### SHORT TASK
Return all the data below as it stands, minus the pictures.

### DATA PROVIDED
===

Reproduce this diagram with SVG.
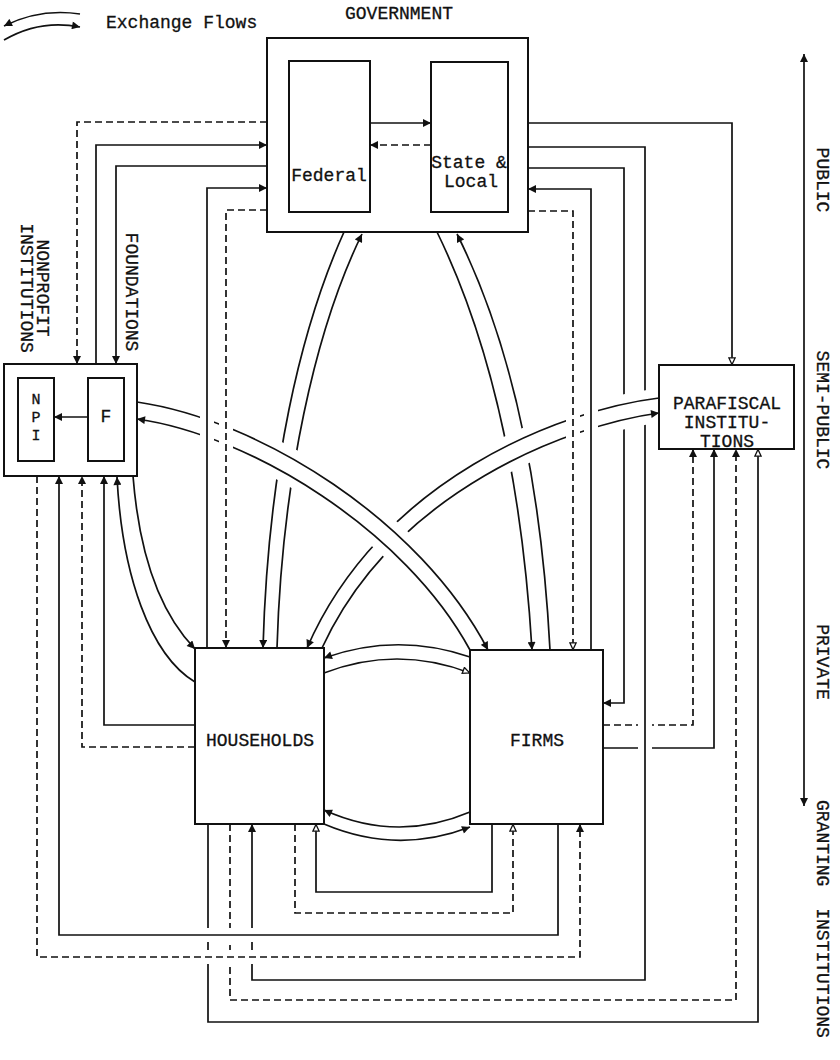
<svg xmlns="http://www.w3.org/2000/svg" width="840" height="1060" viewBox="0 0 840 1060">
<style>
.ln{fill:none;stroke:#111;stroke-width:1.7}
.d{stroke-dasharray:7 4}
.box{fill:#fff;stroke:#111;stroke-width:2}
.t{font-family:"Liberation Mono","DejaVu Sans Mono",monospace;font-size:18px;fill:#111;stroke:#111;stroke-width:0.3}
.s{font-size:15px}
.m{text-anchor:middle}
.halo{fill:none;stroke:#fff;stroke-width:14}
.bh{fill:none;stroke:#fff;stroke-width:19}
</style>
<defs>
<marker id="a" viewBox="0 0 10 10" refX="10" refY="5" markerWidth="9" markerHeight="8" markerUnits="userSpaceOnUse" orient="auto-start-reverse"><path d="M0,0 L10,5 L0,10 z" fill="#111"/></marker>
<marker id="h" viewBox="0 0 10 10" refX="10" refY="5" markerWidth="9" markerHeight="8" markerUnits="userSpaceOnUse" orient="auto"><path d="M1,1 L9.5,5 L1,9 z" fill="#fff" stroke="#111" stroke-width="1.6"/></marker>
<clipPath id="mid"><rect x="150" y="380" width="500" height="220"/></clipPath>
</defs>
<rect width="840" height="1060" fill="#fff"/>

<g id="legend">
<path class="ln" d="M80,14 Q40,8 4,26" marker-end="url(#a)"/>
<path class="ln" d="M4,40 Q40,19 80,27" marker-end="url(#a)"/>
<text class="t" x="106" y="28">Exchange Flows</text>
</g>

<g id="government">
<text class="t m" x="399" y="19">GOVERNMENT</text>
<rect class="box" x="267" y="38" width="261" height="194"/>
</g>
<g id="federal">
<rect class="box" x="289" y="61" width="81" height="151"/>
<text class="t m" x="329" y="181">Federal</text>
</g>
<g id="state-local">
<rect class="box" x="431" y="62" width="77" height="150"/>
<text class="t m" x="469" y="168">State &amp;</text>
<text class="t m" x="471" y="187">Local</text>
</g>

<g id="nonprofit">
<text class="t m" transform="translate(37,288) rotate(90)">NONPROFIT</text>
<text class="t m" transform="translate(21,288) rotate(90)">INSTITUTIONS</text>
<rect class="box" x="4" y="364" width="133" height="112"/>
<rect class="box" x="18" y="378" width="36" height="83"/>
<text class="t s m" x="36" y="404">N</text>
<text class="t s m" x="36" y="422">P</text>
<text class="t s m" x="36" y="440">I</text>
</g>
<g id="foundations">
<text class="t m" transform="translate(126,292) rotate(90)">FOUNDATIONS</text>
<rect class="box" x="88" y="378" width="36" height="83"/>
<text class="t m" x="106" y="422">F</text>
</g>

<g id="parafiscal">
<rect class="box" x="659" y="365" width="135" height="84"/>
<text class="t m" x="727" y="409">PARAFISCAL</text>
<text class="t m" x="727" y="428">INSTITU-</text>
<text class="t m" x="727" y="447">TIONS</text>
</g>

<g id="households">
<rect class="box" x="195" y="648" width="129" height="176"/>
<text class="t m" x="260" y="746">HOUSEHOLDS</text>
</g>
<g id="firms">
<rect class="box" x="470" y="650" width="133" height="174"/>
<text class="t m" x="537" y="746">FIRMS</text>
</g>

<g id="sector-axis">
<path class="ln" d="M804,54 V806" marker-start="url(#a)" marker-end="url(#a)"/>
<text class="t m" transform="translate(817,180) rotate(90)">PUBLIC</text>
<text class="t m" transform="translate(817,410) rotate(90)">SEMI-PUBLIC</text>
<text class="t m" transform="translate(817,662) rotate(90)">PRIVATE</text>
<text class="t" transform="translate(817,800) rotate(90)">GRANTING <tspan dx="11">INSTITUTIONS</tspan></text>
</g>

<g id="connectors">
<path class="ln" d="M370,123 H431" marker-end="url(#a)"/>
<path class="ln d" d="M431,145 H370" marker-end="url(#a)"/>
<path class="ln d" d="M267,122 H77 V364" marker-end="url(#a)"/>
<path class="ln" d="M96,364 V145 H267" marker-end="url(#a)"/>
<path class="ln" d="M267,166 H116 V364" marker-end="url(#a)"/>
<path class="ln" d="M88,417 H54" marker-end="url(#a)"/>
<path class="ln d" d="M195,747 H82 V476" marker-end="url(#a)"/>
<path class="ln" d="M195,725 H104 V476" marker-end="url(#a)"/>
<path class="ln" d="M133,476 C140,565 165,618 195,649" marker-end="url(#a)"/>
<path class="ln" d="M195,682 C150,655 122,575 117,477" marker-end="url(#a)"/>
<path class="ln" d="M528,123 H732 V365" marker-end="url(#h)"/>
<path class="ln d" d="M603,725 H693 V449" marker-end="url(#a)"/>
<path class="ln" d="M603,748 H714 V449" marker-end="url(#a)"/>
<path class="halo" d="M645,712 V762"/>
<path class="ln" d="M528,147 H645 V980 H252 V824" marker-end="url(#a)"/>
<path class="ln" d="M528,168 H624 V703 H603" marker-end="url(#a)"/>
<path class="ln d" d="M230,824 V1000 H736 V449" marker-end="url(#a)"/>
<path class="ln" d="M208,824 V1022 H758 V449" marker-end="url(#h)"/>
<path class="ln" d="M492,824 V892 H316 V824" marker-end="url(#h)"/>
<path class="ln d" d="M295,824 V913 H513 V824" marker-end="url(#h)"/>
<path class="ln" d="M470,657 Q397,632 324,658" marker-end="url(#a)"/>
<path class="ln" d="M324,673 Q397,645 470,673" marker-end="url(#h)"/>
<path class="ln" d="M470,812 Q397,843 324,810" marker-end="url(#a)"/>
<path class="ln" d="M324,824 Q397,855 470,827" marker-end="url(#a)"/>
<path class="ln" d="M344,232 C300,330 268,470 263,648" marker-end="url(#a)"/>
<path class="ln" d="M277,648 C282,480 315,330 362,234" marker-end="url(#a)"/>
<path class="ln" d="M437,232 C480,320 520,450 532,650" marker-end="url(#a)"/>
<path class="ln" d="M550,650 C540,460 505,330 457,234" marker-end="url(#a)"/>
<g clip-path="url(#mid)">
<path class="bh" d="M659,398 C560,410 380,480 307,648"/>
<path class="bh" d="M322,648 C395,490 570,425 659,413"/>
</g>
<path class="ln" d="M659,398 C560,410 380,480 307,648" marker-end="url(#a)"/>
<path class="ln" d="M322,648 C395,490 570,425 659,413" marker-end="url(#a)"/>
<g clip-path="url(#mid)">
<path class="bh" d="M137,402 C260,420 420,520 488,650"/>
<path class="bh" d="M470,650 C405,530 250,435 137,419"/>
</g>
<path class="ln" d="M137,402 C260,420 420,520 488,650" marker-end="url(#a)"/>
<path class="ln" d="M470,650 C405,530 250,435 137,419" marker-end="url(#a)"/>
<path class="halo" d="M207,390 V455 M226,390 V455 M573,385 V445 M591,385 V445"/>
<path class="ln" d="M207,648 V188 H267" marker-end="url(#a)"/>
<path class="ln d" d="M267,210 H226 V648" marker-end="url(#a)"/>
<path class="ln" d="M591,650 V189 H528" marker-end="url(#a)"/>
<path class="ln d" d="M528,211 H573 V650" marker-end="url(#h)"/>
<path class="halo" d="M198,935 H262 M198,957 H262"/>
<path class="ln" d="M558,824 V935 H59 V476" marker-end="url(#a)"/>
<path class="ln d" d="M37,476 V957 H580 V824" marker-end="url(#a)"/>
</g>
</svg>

===

### OUTPUT
Reproduce this diagram with SVG.
<svg xmlns="http://www.w3.org/2000/svg" width="840" height="1060" viewBox="0 0 840 1060">
<style>
.ln{fill:none;stroke:#111;stroke-width:1.7}
.d{stroke-dasharray:7 4}
.box{fill:#fff;stroke:#111;stroke-width:2}
.t{font-family:"Liberation Mono","DejaVu Sans Mono",monospace;font-size:18px;fill:#111;stroke:#111;stroke-width:0.3}
.s{font-size:15px}
.m{text-anchor:middle}
.halo{fill:none;stroke:#fff;stroke-width:14}
.bh{fill:none;stroke:#fff;stroke-width:19}
</style>
<defs>
<marker id="a" viewBox="0 0 10 10" refX="10" refY="5" markerWidth="9" markerHeight="8" markerUnits="userSpaceOnUse" orient="auto-start-reverse"><path d="M0,0 L10,5 L0,10 z" fill="#111"/></marker>
<marker id="h" viewBox="0 0 10 10" refX="10" refY="5" markerWidth="9" markerHeight="8" markerUnits="userSpaceOnUse" orient="auto"><path d="M1,1 L9.5,5 L1,9 z" fill="#fff" stroke="#111" stroke-width="1.6"/></marker>
<clipPath id="mid"><rect x="150" y="380" width="500" height="220"/></clipPath>
</defs>
<rect width="840" height="1060" fill="#fff"/>

<g id="legend">
<path class="ln" d="M80,14 Q40,8 4,26" marker-end="url(#a)"/>
<path class="ln" d="M4,40 Q40,19 80,27" marker-end="url(#a)"/>
<text class="t" x="106" y="28">Exchange Flows</text>
</g>

<g id="government">
<text class="t m" x="399" y="19">GOVERNMENT</text>
<rect class="box" x="267" y="38" width="261" height="194"/>
</g>
<g id="federal">
<rect class="box" x="289" y="61" width="81" height="151"/>
<text class="t m" x="329" y="181">Federal</text>
</g>
<g id="state-local">
<rect class="box" x="431" y="62" width="77" height="150"/>
<text class="t m" x="469" y="168">State &amp;</text>
<text class="t m" x="471" y="187">Local</text>
</g>

<g id="nonprofit">
<text class="t m" transform="translate(37,288) rotate(90)">NONPROFIT</text>
<text class="t m" transform="translate(21,288) rotate(90)">INSTITUTIONS</text>
<rect class="box" x="4" y="364" width="133" height="112"/>
<rect class="box" x="18" y="378" width="36" height="83"/>
<text class="t s m" x="36" y="404">N</text>
<text class="t s m" x="36" y="422">P</text>
<text class="t s m" x="36" y="440">I</text>
</g>
<g id="foundations">
<text class="t m" transform="translate(126,292) rotate(90)">FOUNDATIONS</text>
<rect class="box" x="88" y="378" width="36" height="83"/>
<text class="t m" x="106" y="422">F</text>
</g>

<g id="parafiscal">
<rect class="box" x="659" y="365" width="135" height="84"/>
<text class="t m" x="727" y="409">PARAFISCAL</text>
<text class="t m" x="727" y="428">INSTITU-</text>
<text class="t m" x="727" y="447">TIONS</text>
</g>

<g id="households">
<rect class="box" x="195" y="648" width="129" height="176"/>
<text class="t m" x="260" y="746">HOUSEHOLDS</text>
</g>
<g id="firms">
<rect class="box" x="470" y="650" width="133" height="174"/>
<text class="t m" x="537" y="746">FIRMS</text>
</g>

<g id="sector-axis">
<path class="ln" d="M804,54 V806" marker-start="url(#a)" marker-end="url(#a)"/>
<text class="t m" transform="translate(817,180) rotate(90)">PUBLIC</text>
<text class="t m" transform="translate(817,410) rotate(90)">SEMI-PUBLIC</text>
<text class="t m" transform="translate(817,662) rotate(90)">PRIVATE</text>
<text class="t" transform="translate(817,800) rotate(90)">GRANTING <tspan dx="11">INSTITUTIONS</tspan></text>
</g>

<g id="connectors">
<path class="ln" d="M370,123 H431" marker-end="url(#a)"/>
<path class="ln d" d="M431,145 H370" marker-end="url(#a)"/>
<path class="ln d" d="M267,122 H77 V364" marker-end="url(#a)"/>
<path class="ln" d="M96,364 V145 H267" marker-end="url(#a)"/>
<path class="ln" d="M267,166 H116 V364" marker-end="url(#a)"/>
<path class="ln" d="M88,417 H54" marker-end="url(#a)"/>
<path class="ln d" d="M195,747 H82 V476" marker-end="url(#a)"/>
<path class="ln" d="M195,725 H104 V476" marker-end="url(#a)"/>
<path class="ln" d="M133,476 C140,565 165,618 195,649" marker-end="url(#a)"/>
<path class="ln" d="M195,682 C150,655 122,575 117,477" marker-end="url(#a)"/>
<path class="ln" d="M528,123 H732 V365" marker-end="url(#h)"/>
<path class="ln d" d="M603,725 H693 V449" marker-end="url(#a)"/>
<path class="ln" d="M603,748 H714 V449" marker-end="url(#a)"/>
<path class="halo" d="M645,712 V762"/>
<path class="ln" d="M528,147 H645 V980 H252 V824" marker-end="url(#a)"/>
<path class="ln" d="M528,168 H624 V703 H603" marker-end="url(#a)"/>
<path class="ln d" d="M230,824 V1000 H736 V449" marker-end="url(#a)"/>
<path class="ln" d="M208,824 V1022 H758 V449" marker-end="url(#h)"/>
<path class="ln" d="M492,824 V892 H316 V824" marker-end="url(#h)"/>
<path class="ln d" d="M295,824 V913 H513 V824" marker-end="url(#h)"/>
<path class="ln" d="M470,657 Q397,632 324,658" marker-end="url(#a)"/>
<path class="ln" d="M324,673 Q397,645 470,673" marker-end="url(#h)"/>
<path class="ln" d="M470,812 Q397,843 324,810" marker-end="url(#a)"/>
<path class="ln" d="M324,824 Q397,855 470,827" marker-end="url(#a)"/>
<path class="ln" d="M344,232 C300,330 268,470 263,648" marker-end="url(#a)"/>
<path class="ln" d="M277,648 C282,480 315,330 362,234" marker-end="url(#a)"/>
<path class="ln" d="M437,232 C480,320 520,450 532,650" marker-end="url(#a)"/>
<path class="ln" d="M550,650 C540,460 505,330 457,234" marker-end="url(#a)"/>
<g clip-path="url(#mid)">
<path class="bh" d="M659,398 C560,410 380,480 307,648"/>
<path class="bh" d="M322,648 C395,490 570,425 659,413"/>
</g>
<path class="ln" d="M659,398 C560,410 380,480 307,648" marker-end="url(#a)"/>
<path class="ln" d="M322,648 C395,490 570,425 659,413" marker-end="url(#a)"/>
<g clip-path="url(#mid)">
<path class="bh" d="M137,402 C260,420 420,520 488,650"/>
<path class="bh" d="M470,650 C405,530 250,435 137,419"/>
</g>
<path class="ln" d="M137,402 C260,420 420,520 488,650" marker-end="url(#a)"/>
<path class="ln" d="M470,650 C405,530 250,435 137,419" marker-end="url(#a)"/>
<path class="halo" d="M207,390 V455 M226,390 V455 M573,385 V445 M591,385 V445"/>
<path class="ln" d="M207,648 V188 H267" marker-end="url(#a)"/>
<path class="ln d" d="M267,210 H226 V648" marker-end="url(#a)"/>
<path class="ln" d="M591,650 V189 H528" marker-end="url(#a)"/>
<path class="ln d" d="M528,211 H573 V650" marker-end="url(#h)"/>
<path class="halo" d="M198,935 H262 M198,957 H262"/>
<path class="ln" d="M558,824 V935 H59 V476" marker-end="url(#a)"/>
<path class="ln d" d="M37,476 V957 H580 V824" marker-end="url(#a)"/>
</g>
</svg>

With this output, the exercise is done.